Earnings call transcripts (Impinj reports after each quarter-end) are especially valuable because management discusses segment trends, competitive wins, and pipeline depth. Pay attention to endpoint IC bookings and average selling price (ASP)—rising ASPs indicate strong demand and pricing power; falling ASPs suggest competitive pressure or mix shift toward lower-margin products.
Impinj’s annual customer concentration disclosures will flag when major customers (UPS, Amazon, major retailers) are gaining or losing share of total revenue. Patent filings and grants reveal R&D direction and can hint at adjacencies beyond core RFID.

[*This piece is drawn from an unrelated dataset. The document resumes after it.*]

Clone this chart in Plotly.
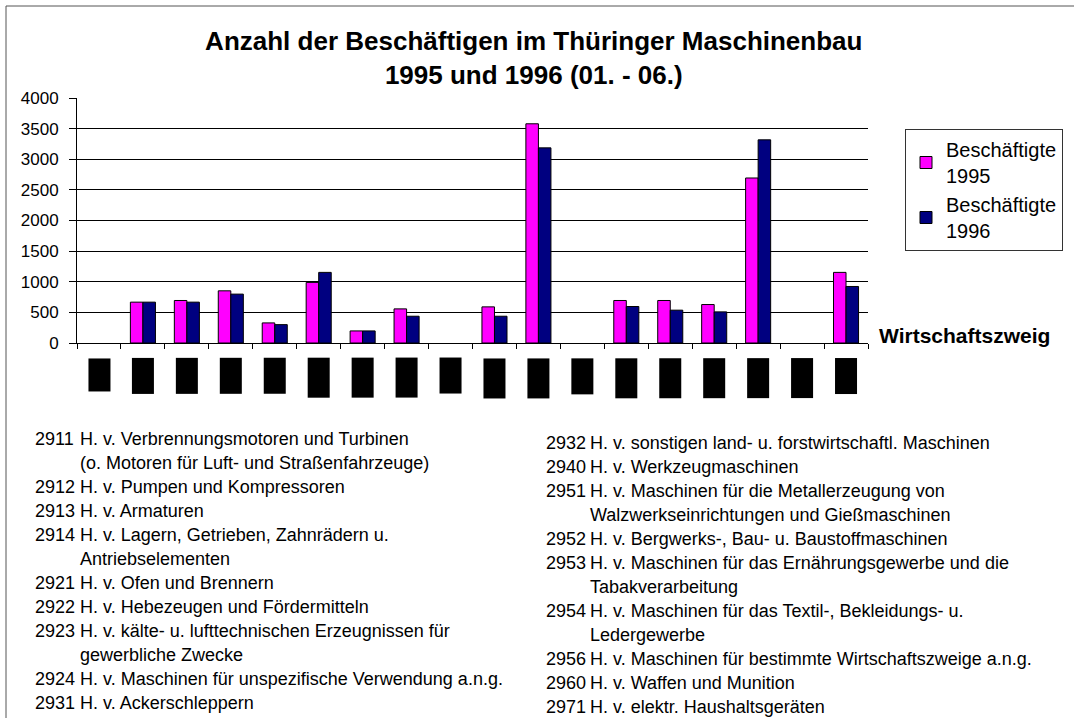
import plotly.graph_objects as go

# ---------------- data ----------------
codes = ["2911", "2912", "2913", "2914", "2921", "2922", "2923", "2924", "2931",
         "2932", "2940", "2951", "2952", "2953", "2954", "2956", "2960", "2971"]
beschaeftigte_1995 = [None, 667, 694, 852, 328, 989, 197, 557, None,
                      590, 3579, None, 694, 694, 628, 2694, None, 1153]
beschaeftigte_1996 = [None, 667, 667, 798, 300, 1153, 197, 437, None,
                      437, 3186, None, 596, 536, 508, 3317, None, 923]
y_ticks = [0, 500, 1000, 1500, 2000, 2500, 3000, 3500, 4000]

title_text = "Anzahl der Beschäftigen im Thüringer Maschinenbau<br>1995 und 1996 (01. - 06.)"
series_names = ["Beschäftigte<br>1995", "Beschäftigte<br>1996"]
x_title = "Wirtschaftszweig"

legend_left = [
    ("2911", ["H. v. Verbrennungsmotoren und Turbinen", "(o. Motoren für Luft- und Straßenfahrzeuge)"]),
    ("2912", ["H. v. Pumpen und Kompressoren"]),
    ("2913", ["H. v. Armaturen"]),
    ("2914", ["H. v. Lagern, Getrieben, Zahnrädern u.", "Antriebselementen"]),
    ("2921", ["H. v. Ofen und Brennern"]),
    ("2922", ["H. v. Hebezeugen und Fördermitteln"]),
    ("2923", ["H. v. kälte- u. lufttechnischen Erzeugnissen für", "gewerbliche Zwecke"]),
    ("2924", ["H. v. Maschinen für unspezifische Verwendung a.n.g."]),
    ("2931", ["H. v. Ackerschleppern"]),
]
legend_right = [
    ("2932", ["H. v. sonstigen land- u. forstwirtschaftl. Maschinen"]),
    ("2940", ["H. v. Werkzeugmaschinen"]),
    ("2951", ["H. v. Maschinen für die Metallerzeugung von", "Walzwerkseinrichtungen und Gießmaschinen"]),
    ("2952", ["H. v. Bergwerks-, Bau- u. Baustoffmaschinen"]),
    ("2953", ["H. v. Maschinen für das Ernährungsgewerbe und die", "Tabakverarbeitung"]),
    ("2954", ["H. v. Maschinen für das Textil-, Bekleidungs- u.", "Ledergewerbe"]),
    ("2956", ["H. v. Maschinen für bestimmte Wirtschaftszweige a.n.g."]),
    ("2960", ["H. v. Waffen und Munition"]),
    ("2971", ["H. v. elektr. Haushaltsgeräten"]),
]

# ---------------- styles / layout ----------------
W, H = 1074, 718
PL, PR, PT, PB = 77, 868, 98, 343   # plot area in pixels
FONT = "Liberation Sans, Arial, sans-serif"
PINK = "#FF00FF"
NAVY = "#000080"
box_heights = [33, 36, 36, 36, 36, 40, 40, 40, 36, 40, 40, 36, 40, 40, 40, 40, 40, 36]


def px_x(px):
    return (px - PL) / (PR - PL)


def px_y(py):
    return (PB - py) / (PB - PT)


fig = go.Figure()
fig.add_trace(go.Bar(x=codes, y=beschaeftigte_1995, name=series_names[0],
                     marker=dict(color=PINK, line=dict(color="black", width=1))))
fig.add_trace(go.Bar(x=codes, y=beschaeftigte_1996, name=series_names[1],
                     marker=dict(color=NAVY, line=dict(color="black", width=1))))

annotations = []
# black label boxes below the category axis (x = category position index)
for i, (code, h) in enumerate(zip(codes, box_heights)):
    annotations.append(dict(
        x=i, xref="x", y=px_y(358), yref="paper", yanchor="top", xanchor="center",
        text=code, textangle=-90, width=h, height=22, bgcolor="black",
        borderpad=0, borderwidth=0, showarrow=False,
        font=dict(family=FONT, size=10, color="black")))

# axis title at the right end of the category axis
annotations.append(dict(
    x=px_x(877), xref="paper", y=px_y(335), yref="paper", xanchor="left", yanchor="middle",
    text="<b>" + x_title + "</b>", showarrow=False,
    font=dict(family=FONT, size=21, color="black")))

# explanatory code list
FS = 18
PITCH = 24


def add_column(entries, x_code, x_text, y_first):
    row = 0
    for code, lines in entries:
        y = y_first + row * PITCH
        annotations.append(dict(x=px_x(x_code), xref="paper", y=px_y(y), yref="paper",
                                xanchor="left", yanchor="middle", text=code, showarrow=False,
                                font=dict(family=FONT, size=FS, color="black")))
        for ln in lines:
            y = y_first + row * PITCH
            annotations.append(dict(x=px_x(x_text), xref="paper", y=px_y(y), yref="paper",
                                    xanchor="left", yanchor="middle", text=ln, showarrow=False,
                                    font=dict(family=FONT, size=FS, color="black")))
            row += 1


add_column(legend_left, 33, 78, 439)
add_column(legend_right, 544, 588, 443)

fig.update_layout(
    width=W, height=H,
    margin=dict(l=PL, r=W - PR, t=PT, b=H - PB, autoexpand=False),
    paper_bgcolor="white", plot_bgcolor="white",
    font=dict(family=FONT, color="black"),
    title=dict(text=title_text, x=0.497, xref="container", xanchor="center",
               y=1 - 50 / H, yref="container", yanchor="top",
               font=dict(family=FONT, size=26, color="black", weight="bold")),
    barmode="group", bargap=0.43, bargroupgap=0.0,
    showlegend=True,
    legend=dict(x=px_x(905), y=px_y(129), xanchor="left", yanchor="top",
                bordercolor="#333", borderwidth=1, bgcolor="white",
                font=dict(family=FONT, size=20, color="black"),
                tracegroupgap=0),
    annotations=annotations,
    shapes=[dict(type="rect", xref="paper", yref="paper",
                 x0=px_x(6), x1=px_x(1100), y0=px_y(6), y1=px_y(740),
                 line=dict(color="#555", width=1), fillcolor="rgba(0,0,0,0)", layer="below")],
)
fig.update_xaxes(type="category", range=[-0.5, len(codes) - 0.5],
                 showline=True, linecolor="black", linewidth=1,
                 ticks="outside", tickson="boundaries", ticklen=5, tickcolor="black",
                 showticklabels=False, showgrid=False, zeroline=False)
fig.update_yaxes(range=[0, 4000], tickvals=y_ticks, showline=True, linecolor="black",
                 linewidth=1, ticks="outside", ticklen=7, tickcolor="black",
                 ticklabelstandoff=7,
                 showgrid=True, gridcolor="black", gridwidth=1, zeroline=False,
                 tickfont=dict(family=FONT, size=17, color="black"))

fig.write_html("out.html", config={"displayModeBar": False},
               post_script="document.body.style.margin='0';")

For market intelligence, follow industry reports on RFID adoption trends, especially in retail and logistics. Quarterly earnings results from Impinj’s customers (major retailers, parcel carriers) often include commentary on RFID initiatives and capex expectations, offering triangulation on true demand. Finally, examine distributor inventory turns and sell-through rates through supply chain intelligence providers—rapid sell-through indicates organic demand; slow turns suggest saturation or a pending demand cliff.